Shanghai Daily, September 19, 2011

Like the many months before it, July was a gloomy one for the US housing sector.

New results show a 3.5 percent month-on-month fall in existing home sales in July, to 4.67 million from 4.84 million.

Over in the world's other property hot spot - China - a different, but potentially no less perilous, story has been unfolding, according to Joseph Gyourko, director of Wharton's Zell/Lurie Real Estate Center.

In a paper published last year with Yongheng Deng, director of the Institute of Real Estate Studies at the National University of Singapore, and Jing Wu, a visiting research fellow at the institute, Gyourko probed China's rising house prices, which in Beijing, in particular, have been "nothing short of extraordinary."

Since the publication of their paper titled, "Evaluating Conditions in Major Chinese Housing Markets," the three real estate experts have continued to monitor prices in China, while widening their scope beyond the major cities of their initial work.

With their latest findings being prepared, Gyourko spoke with China Knowledge@Wharton about the risks China's property investments face and whether any lessons can be gleaned from the bursting of the US property bubble.

Q: Does the longevity of China's rising property prices play into the argument that the country isn't actually facing a property bubble?

A: It's precisely because prices have been increasing for such a long time that I'm worried. One of the problems in the US was that the good times lasted for a long time - we had a boom from 1996 to 2006-2007- before things really started to crater. China has almost had that long of a period of rise.

The other big worry that I have with China, at least in the big coastal cities, is that middle-income families can no longer afford the typical housing unit.

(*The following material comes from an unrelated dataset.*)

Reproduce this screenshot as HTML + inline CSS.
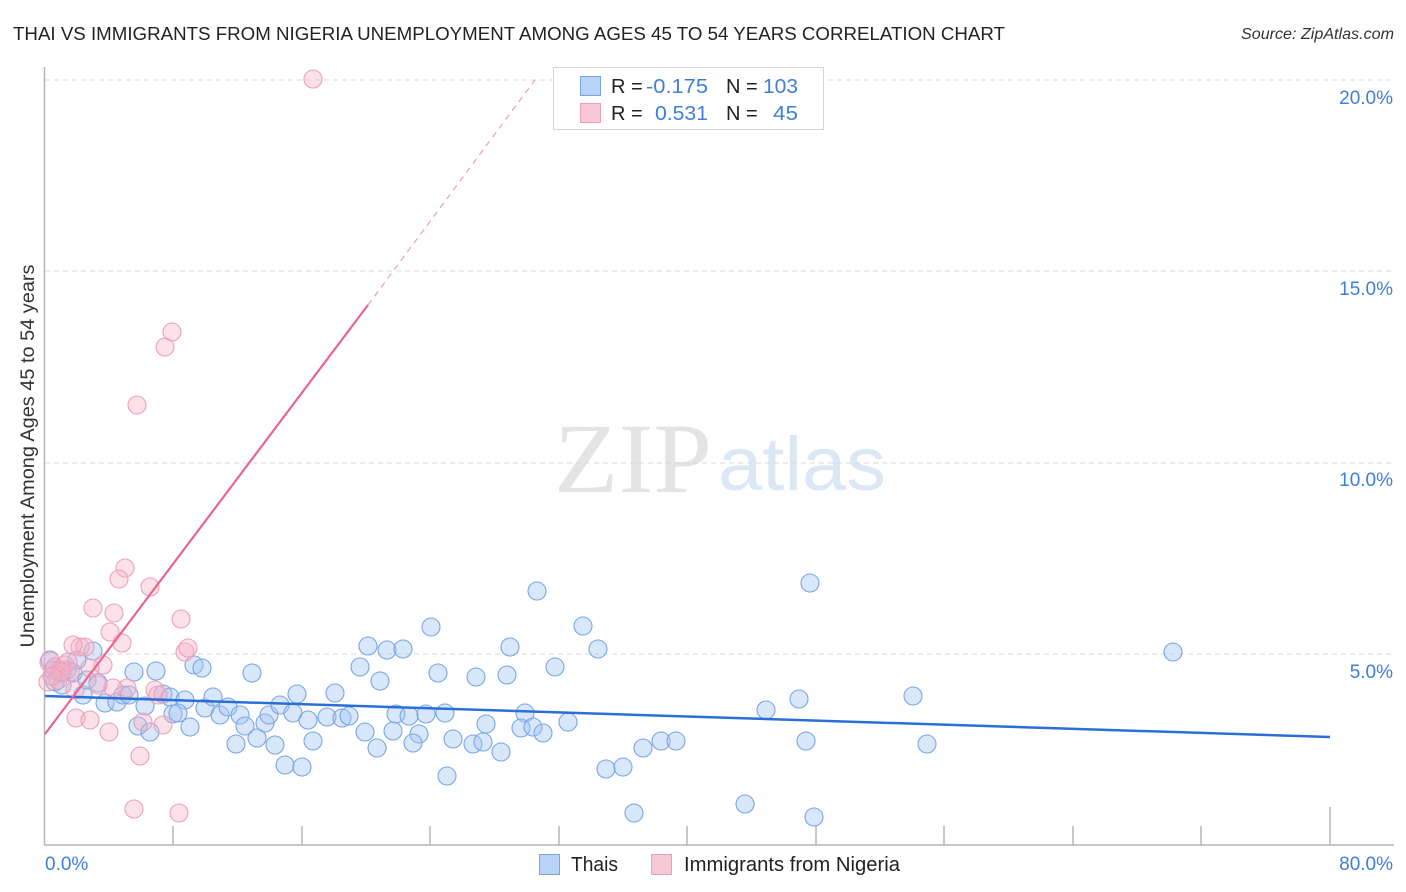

That is a similarity with the US.

It's a clear warning sign and we should have seen it in the US. When a proper middle-class household cannot afford housing because it's simply too expensive relative to their income, that tells you the market is being supported by some sort of speculation. That should worry everyone from Chinese regulators to you and me, because we all need China to grow.

Q: Is the government responding in ways that you agree with?

A: I view it as a healthy sign that the government is willing to try to intervene, to stop what looks like a bubble. I also view it as quite sane and proper for the government to require more equity for purchasers. It's a very good policy and we should have had it in the US. If you really want to bet on this market, you need to put some of your own money in.

Q: For the business community sitting outside China, why should we care about its possible property bubble?

A: It's a big sector, in an economy that's a big driver of global growth. The estimates are that real estate in general is about 12 percent of China's GDP. In the US at the height of the boom, it looked like it was about 6 percent to 7 percent.

There's the potential affect on the real economy to consider. Private housing accounts for around one-third of the buildings completed by China's construction industry. That industry constitutes around 5 percent of the country's GDP and consumes roughly 40 percent of all steel and lumber produced in China.

A lot of people are counting on China's growth to drive our export industries and so on.